■ **Task objective**
Quote only the span from the first line of the entries to the line containing "ax = fig.add_axes([227/773, 1", both ends kept. Leave every picture out.

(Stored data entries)
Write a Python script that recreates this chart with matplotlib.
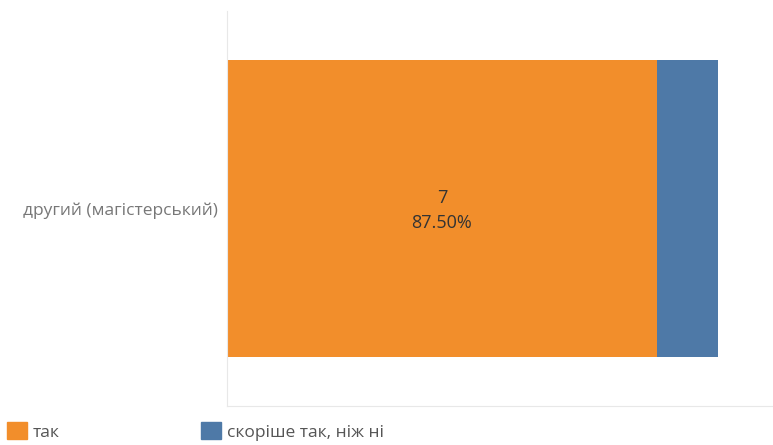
import matplotlib.pyplot as plt
from matplotlib.patches import Patch

plt.rcParams['font.family'] = ['Open Sans', 'DejaVu Sans']

categories = ['другий (магістерський)']
series_names = ['так', 'скоріше так, ніж ні']
counts_tak = [7]
counts_skorishe = [1]
colors = ['#f28e2b', '#4e79a7']

fig = plt.figure(figsize=(7.73, 4.45), dpi=100)
ax = fig.add_axes([227/773, 1 - 406/445, 546/773, 395/445])

total = [a + b for a, b in zip(counts_tak, counts_skorishe)]
ax.barh(categories, counts_tak, height=0.75, color=colors[0])
ax.barh(categories, counts_skorishe, left=counts_tak, height=0.75, color=colors[1])

for i, (v, t) in enumerate(zip(counts_tak, total)):
    ax.text(v / 2, i + 0.005, f'{v}\n{v / t * 100:.2f}%', ha='center', va='center',
            fontsize=13, color='#333333', linespacing=1.45)

ax.set_xlim(0, total[0] * 546 / 491)
ax.set_ylim(-0.5, 0.5)
ax.invert_yaxis()
ax.set_xticks([])
ax.tick_params(axis='y', length=0, labelsize=12.5, labelcolor='#777777', pad=6.5)
for s in ['top', 'right']:
    ax.spines[s].set_visible(False)
for s in ['left', 'bottom']:
    ax.spines[s].set_color('#e8e8e8')
    ax.spines[s].set_linewidth(0.8)

handles = [Patch(color=c) for c in colors]
fig.legend(handles, series_names, loc='lower left', bbox_to_anchor=(0.002, -0.002),
           ncol=2, frameon=False, fontsize=12.5, handlelength=1.15, handleheight=1.15,
           handletextpad=0.35, columnspacing=8.15, borderaxespad=0.2,
           borderpad=0.1, labelcolor='#555555')

fig.savefig('out.png', dpi=100)
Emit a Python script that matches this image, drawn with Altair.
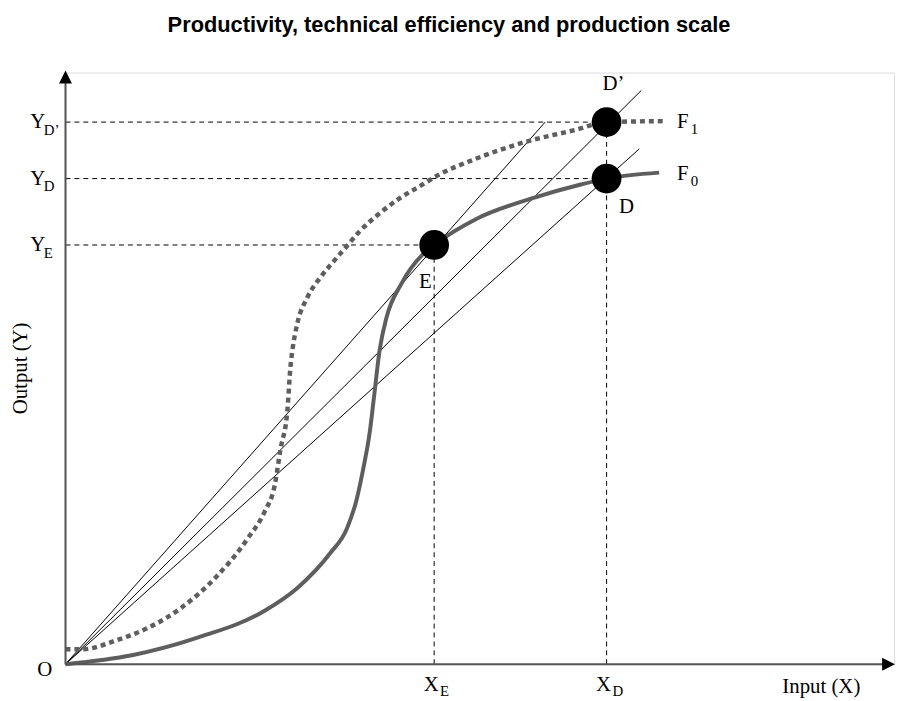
import altair as alt
import pandas as pd

# ---- data (chart units: 1 unit ~ 1 px of the plot) ----
f0_x = [0, 67, 134, 201, 234, 267, 284, 294, 301, 307, 311, 317, 324, 339, 361, 372, 414, 474, 520, 546, 599]
f0_y = [0, 9, 27, 54, 77, 112, 137, 167, 200, 234, 267, 317, 350, 384, 414, 423, 449, 471, 484, 490, 496]

f1_x = [0, 17, 51, 84, 117, 151, 184, 201, 211, 217, 224, 227, 229, 234, 244, 257, 271, 284, 297, 317, 337, 357, 377, 414, 464, 514, 546, 606]
f1_y = [15, 15, 24, 37, 57, 87, 127, 154, 180, 217, 257, 300, 317, 344, 370, 390, 407, 422, 437, 455, 470, 482, 494, 510, 527, 539, 547, 548]

x_E, y_E = 372, 423
x_D, y_D = 546, 490
y_Dp = 547

ray_end_x = [484, 581, 579]
ray_end_y = [547, 579, 520]

X_MAX, Y_MAX = 836, 597
x_axis_end, y_axis_end = 830, 591
x_tip, y_tip = 837, 599

TITLE = "Productivity, technical efficiency and production scale"
SERIF = "Liberation Serif"
GREY = "#5e5e5e"

xs = alt.Scale(domain=[0, X_MAX], nice=False, zero=False)
ys = alt.Scale(domain=[0, Y_MAX], nice=False, zero=False)


def X(f):
    return alt.X(f, type="quantitative", scale=xs, axis=None)


def Y(f):
    return alt.Y(f, type="quantitative", scale=ys, axis=None)


# axes
axes_df = pd.DataFrame({"x": [0, 0], "y": [0, 0], "x2": [x_axis_end, 0], "y2": [0, y_axis_end]})
axes = alt.Chart(axes_df).mark_rule(color="#555555", strokeWidth=2).encode(
    x=X("x"), y=Y("y"), x2="x2", y2="y2")

up_df = pd.DataFrame({"x": [0], "y": [y_tip]})
arrow_up = alt.Chart(up_df).mark_point(
    shape="M0,0L0.5,1L-0.5,1Z", size=676, filled=True, color="black", opacity=1, strokeWidth=0
).encode(x=X("x"), y=Y("y"))
right_df = pd.DataFrame({"x": [x_tip], "y": [0]})
arrow_right = alt.Chart(right_df).mark_point(
    shape="M0,0L-1,-0.5L-1,0.5Z", size=676, filled=True, color="black", opacity=1, strokeWidth=0
).encode(x=X("x"), y=Y("y"))

# dashed guides
guides_df = pd.DataFrame({
    "x": [0, 0, 0, x_E, x_D],
    "y": [y_E, y_D, y_Dp, 0, 0],
    "x2": [x_E, x_D, x_D, x_E, x_D],
    "y2": [y_E, y_D, y_Dp, y_E, y_Dp],
})
guides = alt.Chart(guides_df).mark_rule(color="black", strokeWidth=1, strokeDash=[5, 4]).encode(
    x=X("x"), y=Y("y"), x2="x2", y2="y2")

# rays from origin
rays_df = pd.DataFrame({"x": [0, 0, 0], "y": [0, 0, 0], "x2": ray_end_x, "y2": ray_end_y})
rays = alt.Chart(rays_df).mark_rule(color="black", strokeWidth=1).encode(
    x=X("x"), y=Y("y"), x2="x2", y2="y2")

# production curves
f1_df = pd.DataFrame({"x": f1_x, "y": f1_y, "i": range(len(f1_x))})
f1 = alt.Chart(f1_df).mark_line(color=GREY, strokeWidth=4.5, strokeDash=[5, 4], interpolate="monotone").encode(
    x=X("x"), y=Y("y"), order="i:Q")
f0_df = pd.DataFrame({"x": f0_x, "y": f0_y, "i": range(len(f0_x))})
f0 = alt.Chart(f0_df).mark_line(color=GREY, strokeWidth=4, interpolate="monotone").encode(
    x=X("x"), y=Y("y"), order="i:Q")

# points
pts_df = pd.DataFrame({"x": [x_E, x_D, x_D], "y": [y_E, y_D, y_Dp], "name": ["E", "D", "D’"]})
pts = alt.Chart(pts_df).mark_circle(size=900, color="black", opacity=1).encode(x=X("x"), y=Y("y"))


def txt(df, text, size=21, **kw):
    return alt.Chart(df).mark_text(font=SERIF, fontSize=size, color="black", baseline="middle", **kw).encode(
        x=X("x"), y=Y("y"), text=text)


# point labels
lab_E = txt(pts_df.iloc[[0]], "name:N", dx=-9, dy=37)
lab_D = txt(pts_df.iloc[[1]], "name:N", dx=20, dy=29)
lab_Dp = txt(pts_df.iloc[[2]], "name:N", dx=7, dy=-38)

# curve labels
f_lab_x = max(f1_x[-1], f0_x[-1])
flab_df = pd.DataFrame({"x": [f_lab_x, f_lab_x], "y": [f1_y[-1], f0_y[-1]], "main": ["F", "F"], "sub": ["1", "0"]})
f_main = txt(flab_df, "main:N", align="left", dx=11, dy=1)
f_sub = txt(flab_df, "sub:N", size=15, align="left", dx=25, dy=8)

# y-axis labels
ylab_df = pd.DataFrame({"x": [0, 0, 0], "y": [y_Dp, y_D, y_E], "main": ["Y", "Y", "Y"], "sub": ["D’", "D", "E"]})
y_main = txt(ylab_df, "main:N", align="center", dx=-28)
y_sub = txt(ylab_df, "sub:N", size=15, align="left", dx=-22, dy=8)

# x-axis labels
xlab_df = pd.DataFrame({"x": [x_E, x_D], "y": [0, 0], "main": ["X", "X"], "sub": ["E", "D"]})
x_main = txt(xlab_df, "main:N", align="center", dx=-3, dy=21)
x_sub = txt(xlab_df, "sub:N", size=15, align="left", dx=6, dy=27)

# axis names / origin
o_df = pd.DataFrame({"x": [0], "y": [0], "t": ["O"]})
o_lab = txt(o_df, "t:N", align="center", dx=-21, dy=6)
in_df = pd.DataFrame({"x": [x_axis_end], "y": [0], "t": ["Input (X)"]})
in_lab = txt(in_df, "t:N", align="right", dx=-28, dy=23)
out_df = pd.DataFrame({"x": [0], "y": [Y_MAX / 2], "t": ["Output (Y)"]})
out_lab = txt(out_df, "t:N", align="center", angle=270, dy=-45)

chart = alt.layer(
    guides, rays, f1, f0, axes, arrow_up, arrow_right, pts,
    lab_E, lab_D, lab_Dp, f_main, f_sub, y_main, y_sub, x_main, x_sub, o_lab, in_lab, out_lab,
).properties(
    width=X_MAX,
    height=Y_MAX,
    autosize=alt.AutoSizeParams(type="none"),
    padding={"left": 58, "top": 62, "right": 1, "bottom": 34},
    title=alt.TitleParams(
        TITLE, font="Liberation Sans", fontSize=22, fontWeight="bold", color="black",
        anchor="middle", baseline="alphabetic", offset=17, dx=-31,
    ),
).configure_view(stroke=None).configure(background="white")

chart.save("out.html", embed_options={"renderer": "svg", "actions": False})
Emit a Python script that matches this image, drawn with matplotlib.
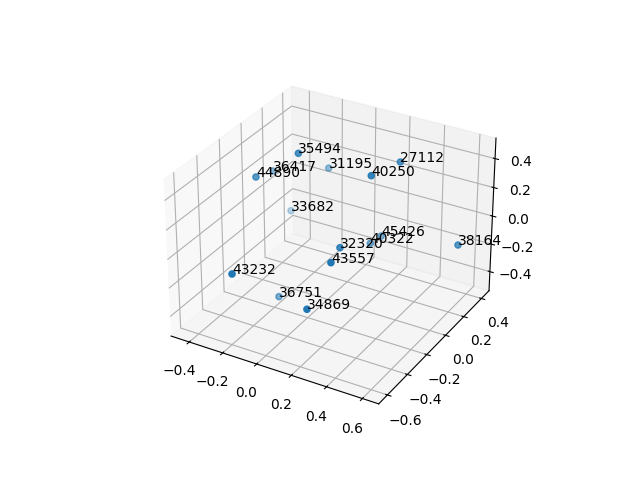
import matplotlib
matplotlib.use('Agg')
import matplotlib.pyplot as plt

labels = ['35494', '36417', '44890', '31195', '27112', '40250', '33682', '45426',
          '40322', '38164', '32320', '43557', '43232', '36751', '34869']
xs = [-0.131, -0.366, -0.316, -0.133, 0.300, 0.259, -0.337, 0.239, 0.206, 0.652, 0.193, 0.234, -0.174, -0.135, 0.191]
ys = [-0.063, 0.068, -0.170, 0.236, 0.209, -0.014, 0.191, 0.132, 0.078, 0.181, -0.205, -0.362, -0.620, -0.258, -0.519]
zs = [0.485, 0.215, 0.325, 0.215, 0.41, 0.43, -0.13, -0.08, -0.11, -0.03, 0.03, 0.04, -0.02, -0.40, -0.195]

fig = plt.figure()
ax = fig.add_subplot(projection='3d')
ax.scatter(xs, ys, zs)
for x, y, z, t in zip(xs, ys, zs, labels):
    ax.text(x, y, z, t)
ax.set_xlim(-0.51, 0.69)
ax.set_ylim(-0.685, 0.488)
ax.set_zlim(-0.54, 0.54)
fig.savefig('out.png')
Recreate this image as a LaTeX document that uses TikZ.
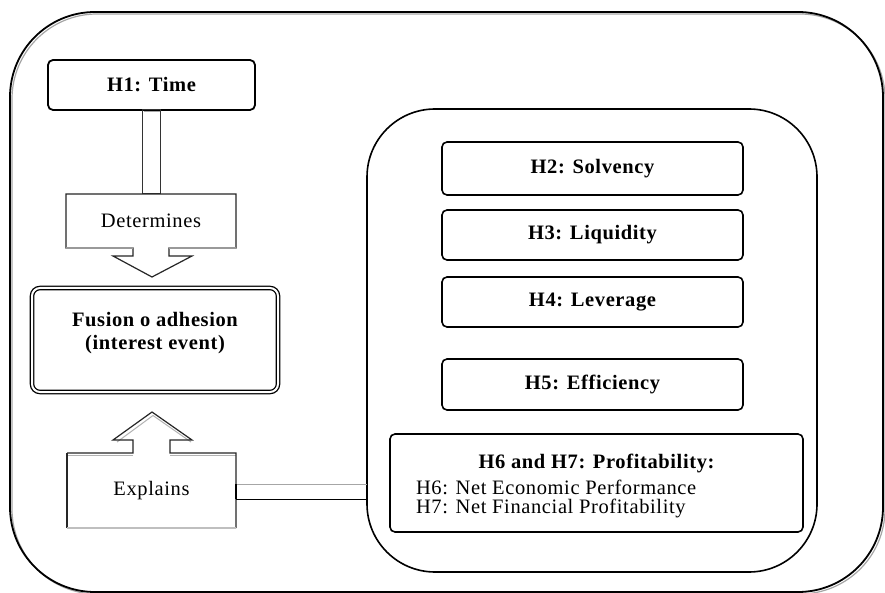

■ **Solved exercise**
Write a Python script that recreates this chart with matplotlib.
import matplotlib.pyplot as plt
from matplotlib.patches import Patch

plt.rcParams['font.family'] = ['Open Sans', 'DejaVu Sans']

categories = ['другий (магістерський)']
series_names = ['так', 'скоріше так, ніж ні']
counts_tak = [7]
counts_skorishe = [1]
colors = ['#f28e2b', '#4e79a7']

fig = plt.figure(figsize=(7.73, 4.45), dpi=100)
ax = fig.add_axes([227/773, 1 - 406/445, 546/773, 395/445])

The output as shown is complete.